Stäubli Introduces Mini-QD Connector and Advances UQD v2 Standard for Next-Gen Liquid Cooling in High-Performance Computing

New Mini-QD connector enables use of next-generation optical pluggable modules; UQD v2 specification enforces greater precision

As AI workloads push thermal limits in data centers higher than ever, Stäubli is leading a new phase of standardization in liquid-cooling technology designed for the next generation of high-performance computing.

At the Open Compute Project (OCP) Global Summit in October, a new, micro quick-disconnect connector, known as the Mini-QD, developed by Staubli, was introduced by Ciena as the enabler for Ciena's liquid-cooled OSFP module. Staubli will lead the standardization initiative for the Mini-QD, helping to progress applications that compact, high-performance liquid cooling. At the same event, OCP also announced the UQD v2 update, an evolution of the original Universal Quick Disconnect (UQD) standard first developed in 2020 by a working group including Stäubli, Parker, and CPC.

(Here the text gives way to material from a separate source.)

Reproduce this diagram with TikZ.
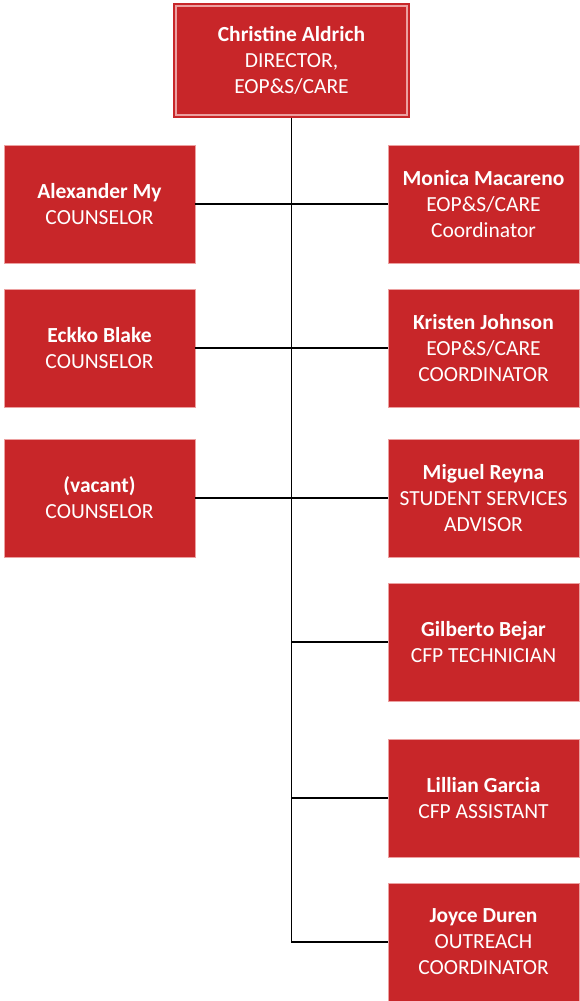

Miniaturized connector design brings liquid cooling to high-performance optical modules

The new Mini-QD technology enables the liquid cooling of next-generation optical pluggable modules such as OSFP and QSFP devices that are expected to reach up to 1.6 terabits per second by 2027, requiring a shift from traditional air cooling to liquid cooling.

By integrating liquid cooling directly into the pluggable optical module, the Mini-QD removes thermal constraints that limit bandwidth expansion and system density. The Mini-QD is designed for future scalability and interchangeability, allowing other manufacturers to adopt a common interface once standardized.

"As compute densities and power levels rise, it's no longer enough to innovate in isolation," said Nicolas Monnier, Head of IT Cooling at Stäubli. "The industry depends on open standards that evolve as quickly as the technologies they enable. Our work to lead the standardization of the Mini-QD with Ciena, and to help define the next generation of the UQD specification, shows how collaboration accelerates progress in a rapidly changing ecosystem."

UQD v2 sharpens testing, geometry, and interoperability standards

The UQD v2 update introduces more rigorous testing protocols, tighter flow-performance limits, and standardized mechanical geometry for blind-mate and manual connectors, advancements that improve cross compatibility and reliability across suppliers.

Together, the Mini-QD initiative and the UQD v2 specification support the growing demand for reliable, interoperable liquid cooling components in AI and high-performance computing environments.